Exercise brief – Each line from the top of the listing through the one holding "plt.rcParams['font.family'] = ['Archivo" should be restated word for word, with nothing added and no pictures.

------------------------------------------------------------------------

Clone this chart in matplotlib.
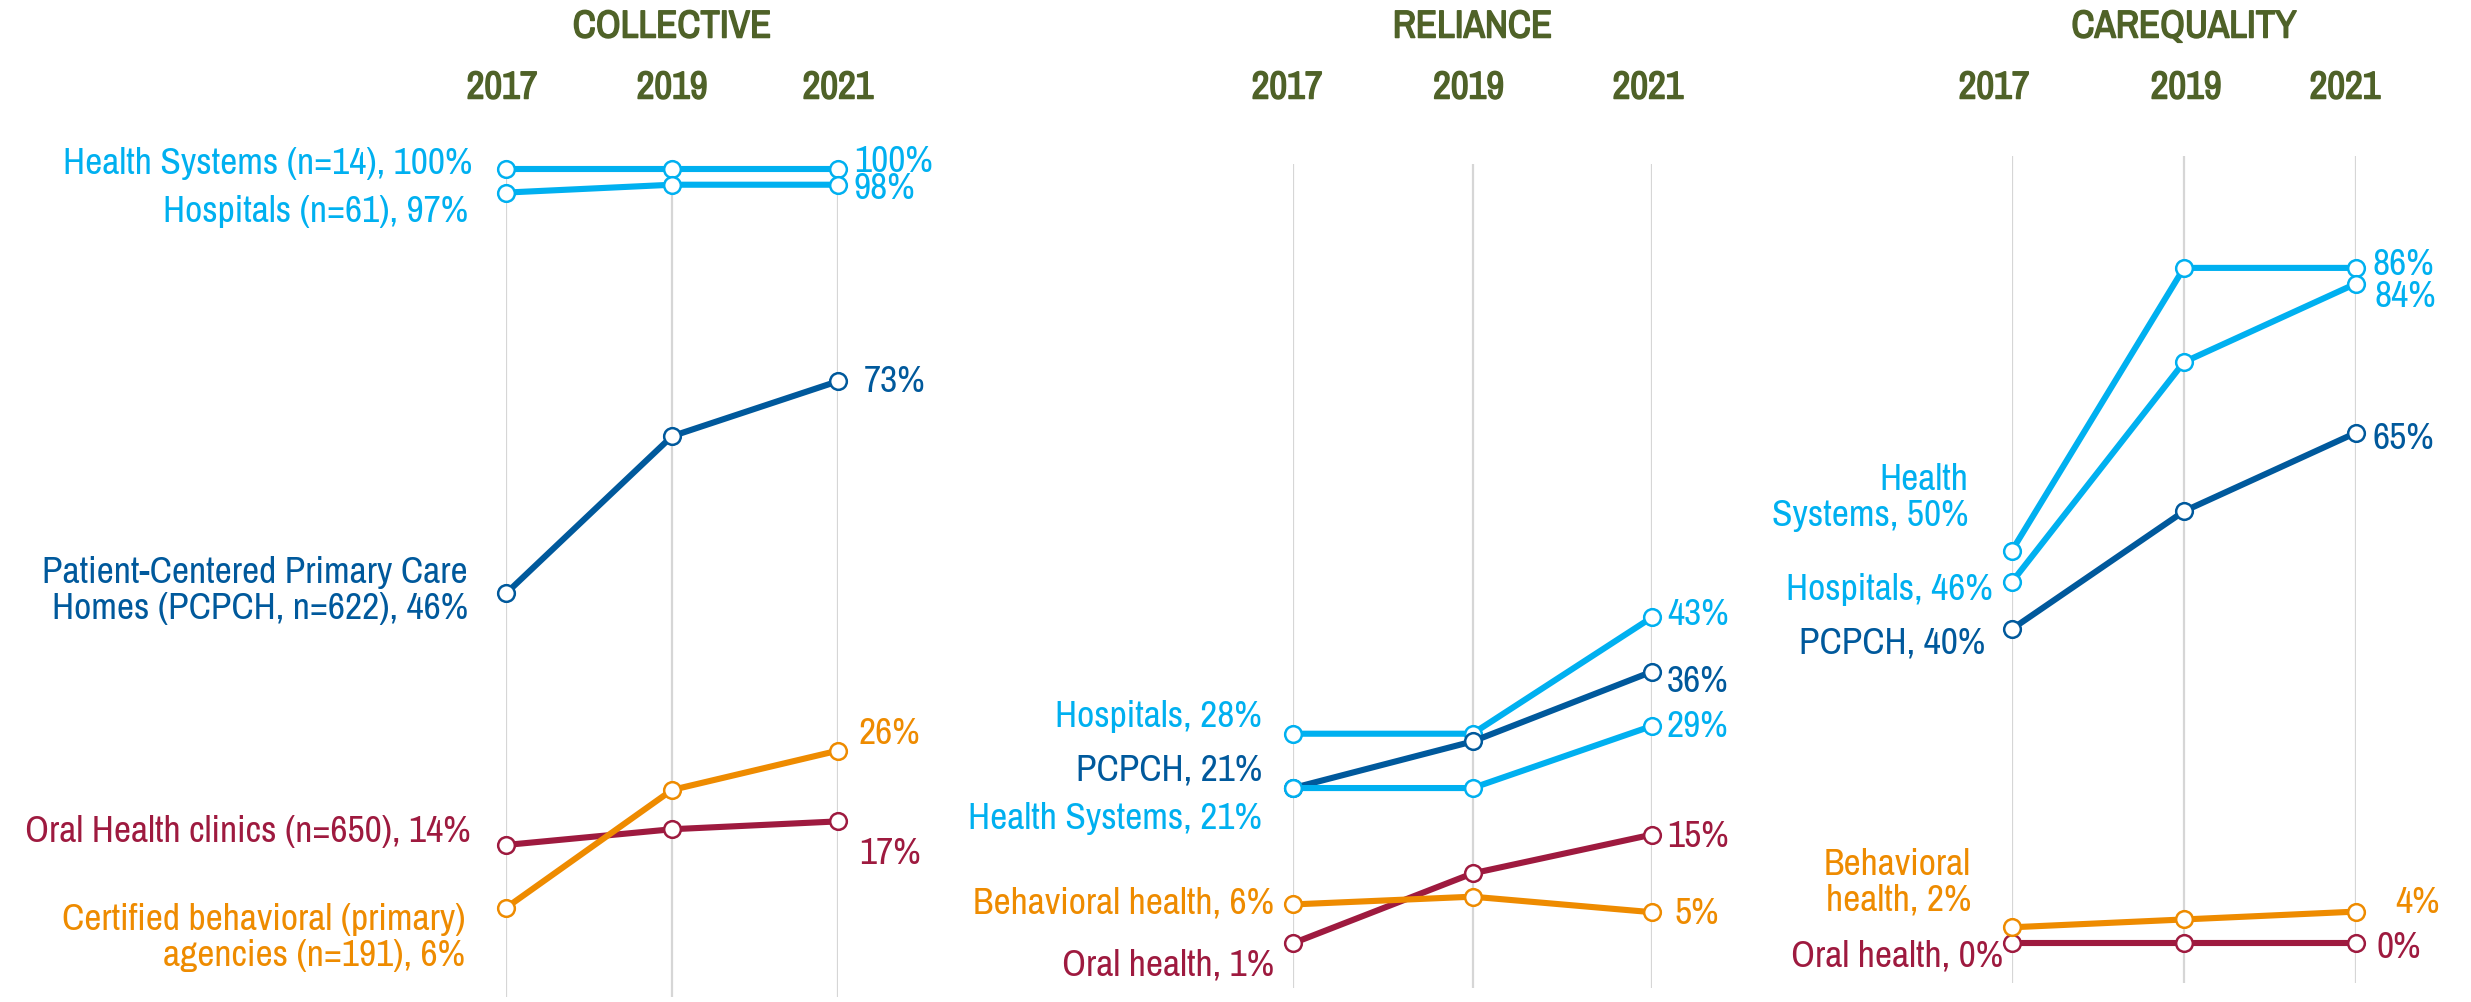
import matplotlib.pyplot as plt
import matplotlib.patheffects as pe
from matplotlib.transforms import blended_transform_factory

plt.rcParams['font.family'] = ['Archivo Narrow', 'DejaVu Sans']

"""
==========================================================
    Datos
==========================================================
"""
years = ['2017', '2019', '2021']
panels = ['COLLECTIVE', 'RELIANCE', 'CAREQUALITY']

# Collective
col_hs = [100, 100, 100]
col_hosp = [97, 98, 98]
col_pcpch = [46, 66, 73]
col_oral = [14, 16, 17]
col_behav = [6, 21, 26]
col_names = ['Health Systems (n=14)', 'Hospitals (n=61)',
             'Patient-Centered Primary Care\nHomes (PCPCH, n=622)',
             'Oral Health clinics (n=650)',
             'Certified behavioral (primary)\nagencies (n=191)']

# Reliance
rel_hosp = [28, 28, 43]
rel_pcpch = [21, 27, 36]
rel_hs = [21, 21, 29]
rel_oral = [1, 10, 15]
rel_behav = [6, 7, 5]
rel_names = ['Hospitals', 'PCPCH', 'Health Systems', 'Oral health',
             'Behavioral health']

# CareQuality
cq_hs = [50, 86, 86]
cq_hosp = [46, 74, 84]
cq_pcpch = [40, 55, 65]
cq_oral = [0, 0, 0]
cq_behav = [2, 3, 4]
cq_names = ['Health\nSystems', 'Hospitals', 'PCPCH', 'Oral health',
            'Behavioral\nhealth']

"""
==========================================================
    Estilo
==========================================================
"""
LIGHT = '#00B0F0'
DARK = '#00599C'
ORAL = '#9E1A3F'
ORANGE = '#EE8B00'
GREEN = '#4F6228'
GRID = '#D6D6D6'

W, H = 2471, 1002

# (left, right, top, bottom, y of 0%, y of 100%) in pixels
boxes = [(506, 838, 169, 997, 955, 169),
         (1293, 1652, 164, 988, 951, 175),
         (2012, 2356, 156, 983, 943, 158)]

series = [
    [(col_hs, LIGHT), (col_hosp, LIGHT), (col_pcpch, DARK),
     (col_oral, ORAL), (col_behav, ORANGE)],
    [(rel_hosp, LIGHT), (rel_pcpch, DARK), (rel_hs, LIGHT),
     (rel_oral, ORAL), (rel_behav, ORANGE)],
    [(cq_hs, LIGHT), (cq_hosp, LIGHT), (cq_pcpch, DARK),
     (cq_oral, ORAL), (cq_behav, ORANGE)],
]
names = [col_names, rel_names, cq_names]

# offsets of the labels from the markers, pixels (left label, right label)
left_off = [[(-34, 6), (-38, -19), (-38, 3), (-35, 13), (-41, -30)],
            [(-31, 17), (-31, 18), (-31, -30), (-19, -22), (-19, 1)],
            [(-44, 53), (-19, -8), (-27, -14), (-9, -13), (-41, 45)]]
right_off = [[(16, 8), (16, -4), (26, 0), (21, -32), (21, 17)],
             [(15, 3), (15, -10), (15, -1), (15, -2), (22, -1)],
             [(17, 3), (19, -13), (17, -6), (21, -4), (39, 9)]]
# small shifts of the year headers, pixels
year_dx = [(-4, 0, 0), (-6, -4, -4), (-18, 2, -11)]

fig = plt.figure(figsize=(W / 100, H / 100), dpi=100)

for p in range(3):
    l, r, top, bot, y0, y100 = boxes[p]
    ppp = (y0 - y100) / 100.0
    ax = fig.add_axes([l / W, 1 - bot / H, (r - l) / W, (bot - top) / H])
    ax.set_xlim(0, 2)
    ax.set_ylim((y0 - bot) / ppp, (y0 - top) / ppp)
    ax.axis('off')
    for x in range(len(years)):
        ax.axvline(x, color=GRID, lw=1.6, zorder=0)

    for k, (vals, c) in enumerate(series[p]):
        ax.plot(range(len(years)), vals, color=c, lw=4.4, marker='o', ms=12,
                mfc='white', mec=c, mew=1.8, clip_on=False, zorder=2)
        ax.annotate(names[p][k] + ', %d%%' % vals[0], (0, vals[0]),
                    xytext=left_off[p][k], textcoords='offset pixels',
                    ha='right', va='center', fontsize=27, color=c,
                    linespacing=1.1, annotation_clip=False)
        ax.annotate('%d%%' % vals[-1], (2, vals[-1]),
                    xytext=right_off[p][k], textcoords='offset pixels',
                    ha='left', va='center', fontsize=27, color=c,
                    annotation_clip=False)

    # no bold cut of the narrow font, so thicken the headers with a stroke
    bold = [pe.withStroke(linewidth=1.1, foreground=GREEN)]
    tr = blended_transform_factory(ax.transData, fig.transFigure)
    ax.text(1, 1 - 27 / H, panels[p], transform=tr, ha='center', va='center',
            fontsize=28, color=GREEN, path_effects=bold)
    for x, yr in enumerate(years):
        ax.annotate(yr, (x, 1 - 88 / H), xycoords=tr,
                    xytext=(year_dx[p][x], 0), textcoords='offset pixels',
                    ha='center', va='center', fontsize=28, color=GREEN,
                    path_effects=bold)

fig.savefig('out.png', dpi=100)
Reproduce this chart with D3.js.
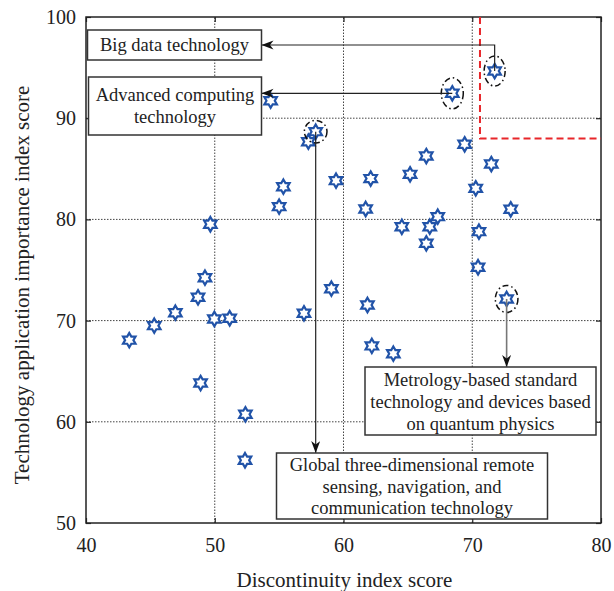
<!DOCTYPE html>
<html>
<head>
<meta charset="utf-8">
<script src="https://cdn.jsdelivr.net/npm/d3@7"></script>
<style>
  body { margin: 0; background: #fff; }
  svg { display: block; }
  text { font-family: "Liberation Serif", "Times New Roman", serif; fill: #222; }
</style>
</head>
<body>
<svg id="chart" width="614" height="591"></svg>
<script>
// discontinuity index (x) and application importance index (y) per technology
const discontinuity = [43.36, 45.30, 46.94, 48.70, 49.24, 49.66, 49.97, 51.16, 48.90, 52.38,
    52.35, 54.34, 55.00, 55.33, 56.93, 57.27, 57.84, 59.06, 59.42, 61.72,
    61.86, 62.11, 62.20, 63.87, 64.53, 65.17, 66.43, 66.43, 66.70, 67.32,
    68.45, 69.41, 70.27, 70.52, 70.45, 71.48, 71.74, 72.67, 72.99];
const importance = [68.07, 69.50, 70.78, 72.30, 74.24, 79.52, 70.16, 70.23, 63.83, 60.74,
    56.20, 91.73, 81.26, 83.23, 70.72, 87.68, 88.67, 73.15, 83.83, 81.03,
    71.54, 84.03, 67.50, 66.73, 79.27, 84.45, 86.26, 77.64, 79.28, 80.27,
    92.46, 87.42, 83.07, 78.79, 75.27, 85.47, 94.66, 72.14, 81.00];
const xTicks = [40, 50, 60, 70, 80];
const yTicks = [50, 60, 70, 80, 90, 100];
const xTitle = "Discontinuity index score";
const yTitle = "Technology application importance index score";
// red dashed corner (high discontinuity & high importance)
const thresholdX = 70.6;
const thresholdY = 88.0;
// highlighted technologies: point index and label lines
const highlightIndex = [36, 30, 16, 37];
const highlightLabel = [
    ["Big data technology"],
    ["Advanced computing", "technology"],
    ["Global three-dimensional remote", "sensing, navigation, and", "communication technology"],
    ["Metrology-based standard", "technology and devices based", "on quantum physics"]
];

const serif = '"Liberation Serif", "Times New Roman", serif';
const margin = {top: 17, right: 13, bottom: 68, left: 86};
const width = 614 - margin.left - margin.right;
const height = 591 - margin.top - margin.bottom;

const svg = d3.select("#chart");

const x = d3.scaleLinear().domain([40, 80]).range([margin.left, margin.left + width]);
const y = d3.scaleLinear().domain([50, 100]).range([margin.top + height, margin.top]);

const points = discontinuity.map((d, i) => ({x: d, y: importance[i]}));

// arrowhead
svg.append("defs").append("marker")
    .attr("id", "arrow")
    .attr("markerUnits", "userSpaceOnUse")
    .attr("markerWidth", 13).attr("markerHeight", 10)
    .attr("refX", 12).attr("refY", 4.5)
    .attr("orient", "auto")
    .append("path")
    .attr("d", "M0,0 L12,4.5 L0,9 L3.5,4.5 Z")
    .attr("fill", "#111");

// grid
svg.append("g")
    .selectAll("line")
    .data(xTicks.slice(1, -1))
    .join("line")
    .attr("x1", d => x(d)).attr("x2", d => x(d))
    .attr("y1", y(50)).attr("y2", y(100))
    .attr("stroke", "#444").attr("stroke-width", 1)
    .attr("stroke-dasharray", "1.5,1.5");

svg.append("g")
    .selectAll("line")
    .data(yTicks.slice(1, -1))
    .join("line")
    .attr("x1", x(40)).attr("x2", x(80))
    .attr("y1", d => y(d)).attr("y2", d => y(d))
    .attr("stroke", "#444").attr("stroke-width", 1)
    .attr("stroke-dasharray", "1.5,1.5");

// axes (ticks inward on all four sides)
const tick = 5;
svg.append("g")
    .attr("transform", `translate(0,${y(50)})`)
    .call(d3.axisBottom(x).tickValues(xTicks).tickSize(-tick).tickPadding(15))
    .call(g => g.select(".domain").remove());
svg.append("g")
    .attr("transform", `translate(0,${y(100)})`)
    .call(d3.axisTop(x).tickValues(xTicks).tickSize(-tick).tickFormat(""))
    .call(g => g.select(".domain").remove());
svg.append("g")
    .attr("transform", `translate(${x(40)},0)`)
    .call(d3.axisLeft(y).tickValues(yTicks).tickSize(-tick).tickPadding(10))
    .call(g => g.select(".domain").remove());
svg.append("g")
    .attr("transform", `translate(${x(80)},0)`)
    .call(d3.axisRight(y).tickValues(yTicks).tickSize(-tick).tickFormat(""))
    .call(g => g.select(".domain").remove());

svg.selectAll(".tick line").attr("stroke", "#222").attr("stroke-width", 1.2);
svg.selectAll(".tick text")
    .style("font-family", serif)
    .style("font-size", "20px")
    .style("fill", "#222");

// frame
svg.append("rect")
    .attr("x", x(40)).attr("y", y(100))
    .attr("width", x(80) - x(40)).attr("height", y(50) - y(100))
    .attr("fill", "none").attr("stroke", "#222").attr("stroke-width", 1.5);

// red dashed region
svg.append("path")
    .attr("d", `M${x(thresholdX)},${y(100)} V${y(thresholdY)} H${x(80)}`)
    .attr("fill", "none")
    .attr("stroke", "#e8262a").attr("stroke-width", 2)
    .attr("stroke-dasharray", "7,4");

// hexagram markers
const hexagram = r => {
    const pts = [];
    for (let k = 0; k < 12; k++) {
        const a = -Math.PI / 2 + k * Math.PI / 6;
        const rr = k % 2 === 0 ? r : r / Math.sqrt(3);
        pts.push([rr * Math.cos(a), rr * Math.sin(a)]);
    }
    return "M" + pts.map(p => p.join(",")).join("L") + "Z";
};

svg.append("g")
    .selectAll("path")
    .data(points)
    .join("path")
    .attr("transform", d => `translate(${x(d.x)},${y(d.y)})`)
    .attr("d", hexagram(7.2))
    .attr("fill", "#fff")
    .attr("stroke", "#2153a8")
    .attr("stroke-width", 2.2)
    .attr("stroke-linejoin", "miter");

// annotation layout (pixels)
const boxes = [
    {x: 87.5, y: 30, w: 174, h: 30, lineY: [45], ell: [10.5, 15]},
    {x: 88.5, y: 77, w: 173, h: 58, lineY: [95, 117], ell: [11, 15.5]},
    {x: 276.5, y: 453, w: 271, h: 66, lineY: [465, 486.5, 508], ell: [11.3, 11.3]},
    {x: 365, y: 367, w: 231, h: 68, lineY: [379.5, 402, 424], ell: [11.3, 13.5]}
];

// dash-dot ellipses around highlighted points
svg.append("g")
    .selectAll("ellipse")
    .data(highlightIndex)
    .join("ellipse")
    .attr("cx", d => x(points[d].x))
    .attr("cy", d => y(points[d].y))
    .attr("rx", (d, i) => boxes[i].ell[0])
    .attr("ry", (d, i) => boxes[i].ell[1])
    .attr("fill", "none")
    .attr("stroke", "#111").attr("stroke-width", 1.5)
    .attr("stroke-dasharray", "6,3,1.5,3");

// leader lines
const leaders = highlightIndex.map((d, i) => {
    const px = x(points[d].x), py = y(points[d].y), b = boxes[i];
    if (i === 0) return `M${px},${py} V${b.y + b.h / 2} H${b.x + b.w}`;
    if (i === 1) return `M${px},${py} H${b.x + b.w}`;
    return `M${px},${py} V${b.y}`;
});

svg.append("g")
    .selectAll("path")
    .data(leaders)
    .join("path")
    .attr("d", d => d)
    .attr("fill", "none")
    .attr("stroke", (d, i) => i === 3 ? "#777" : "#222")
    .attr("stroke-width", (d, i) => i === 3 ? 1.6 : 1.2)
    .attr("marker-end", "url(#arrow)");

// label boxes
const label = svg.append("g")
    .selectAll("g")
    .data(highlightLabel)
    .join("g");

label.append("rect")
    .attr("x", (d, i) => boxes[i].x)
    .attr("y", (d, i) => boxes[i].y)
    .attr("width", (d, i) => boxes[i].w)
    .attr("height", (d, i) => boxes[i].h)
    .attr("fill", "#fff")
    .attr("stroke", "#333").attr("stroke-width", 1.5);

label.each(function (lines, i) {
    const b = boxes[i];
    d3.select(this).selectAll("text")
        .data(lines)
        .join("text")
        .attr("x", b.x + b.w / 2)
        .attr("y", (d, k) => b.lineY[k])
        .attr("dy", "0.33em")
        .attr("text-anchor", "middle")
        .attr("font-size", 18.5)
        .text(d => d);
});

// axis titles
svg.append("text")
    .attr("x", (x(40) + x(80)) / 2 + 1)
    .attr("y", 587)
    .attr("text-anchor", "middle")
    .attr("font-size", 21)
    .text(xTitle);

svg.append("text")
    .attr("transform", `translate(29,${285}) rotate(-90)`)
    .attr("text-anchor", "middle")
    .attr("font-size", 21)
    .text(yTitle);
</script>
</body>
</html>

------------------------------------------------------------------------

Answer to the task –
Clone this chart in matplotlib.
import matplotlib.pyplot as plt
import matplotlib.patheffects as pe
from matplotlib.transforms import blended_transform_factory

plt.rcParams['font.family'] = ['Archivo Narrow', 'DejaVu Sans']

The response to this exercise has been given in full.